Как это могло случиться? Проснется ли она однажды и поймет, что это неправильно? Что отдавать меня этому чудовищу-садисту было неправильно? Я вздыхаю. Я лучше буду просто приукрашивать эту часть мечты. Дойдя до того места, где мы уходим, и Дэниел с Джошуа пойдут с нами.
Конечно, остается вопрос, куда бы мы убежали.
Я долгое время мечтала просто вернуться домой. Даже если мой отец мертв, дом не исчез. Он перешел бы маме и мне. После второго моего возвращения и длительного исцеления я узнала обратное. Отец Эммануил показал мне распечатку юридической поверки. Мой дом пропал, его забрал банк. Может это быть подделкой? Возможно. Я не знаю. Я понятия не имею, как выглядит настоящая юридическая проверка.
Если бы знала, где Шон, я бы тут же пошла к нему. Когда мы были маленькими, он был моим защитником. Когда мой отец вернулся с войны с одной ногой, многие дети высмеивали меня за то, что у меня отец-калека, или спрашивали, сколько детей убил мой отец. Благодаря Шону, никто из них не делал этого больше одного раза. Заступится ли он за меня сегодня? С тех пор прошло так много времени.
Где он сейчас? Что он делает? Неужели он все еще служит на флоте? Лежа на траве в тени моего валуна, я смотрю на пушистые белые облака над головой. Белый, как матросская форма. Я хихикаю при мысли о таком серьезном Шоне Пирсе, возвращающемся домой с работы в матросском костюме. Это кажется забавным и глупым, но затем мне приходит в голову совсем другая мысль: а что, если Шон вернется домой со своего корабля ко мне, и я встречу его у двери в его униформе?
Мысленно я вижу, как загораются его глаза, когда мои бедра покачиваются в такт ритму, который слышим только мы вдвоем, и я медленно сбрасываю каждую часть униформы, одну за другой, оставляя след белой ткани до самой нашей спальни.

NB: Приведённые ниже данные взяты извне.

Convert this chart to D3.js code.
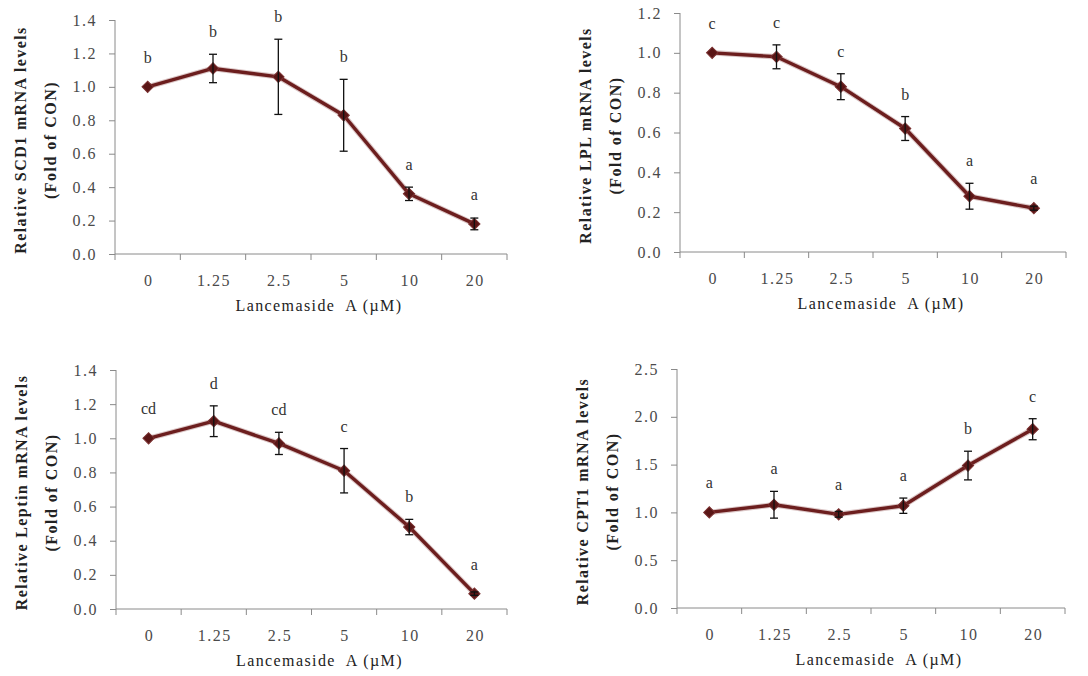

А когда мой любимый не сможет дождаться, пока мы доберемся до спальни? Ну, по правде говоря, я тоже не могу.
Живя на ферме все это время, я приобрела прочное понятие о физиологии полового акта. Я видела коров, овец и коз, принимала роды у скотины, но все, что за пределами физической стороны? У женщины, которая замужем пять лет, не должно быть никаких тайн или курьезов в спальне, но, с другой стороны, очень немногие женщины имели такой брак, как мой.
Что бы Шон хотел? Что сделает его счастливым? Что заставило бы его хотеть меня больше всего? Я не знаю большего, но пытаюсь угадать во сне. Но это всего лишь сон наяву. Это не настоящее. Он приходит ко мне домой каждый день, и мне нечего бояться, когда там мой защитник. В моем воображении нет боли, когда хожу и когда танцую для него, я делаю это на двух идеальных, прямых ногах. Я могу обхватить его двумя ногами и... ммм.
О, Шон. Где ты сейчас? Надеюсь, ты здоров и счастлив, где бы ты ни был. Я так по тебе скучаю.
Его здесь нет, но я не позволю этому сбить меня с толку. Нет. Мне двадцать три года. У меня еще целая жизнь впереди. На самом деле не имеет значения, если я не знаю точно, где будет мой следующий дом. Что действительно важно, так это то, что я знаю, что он где-то там, потому что одно абсолютно точно: он никогда не был и никогда не будет здесь, в этом богом забытом сообществе.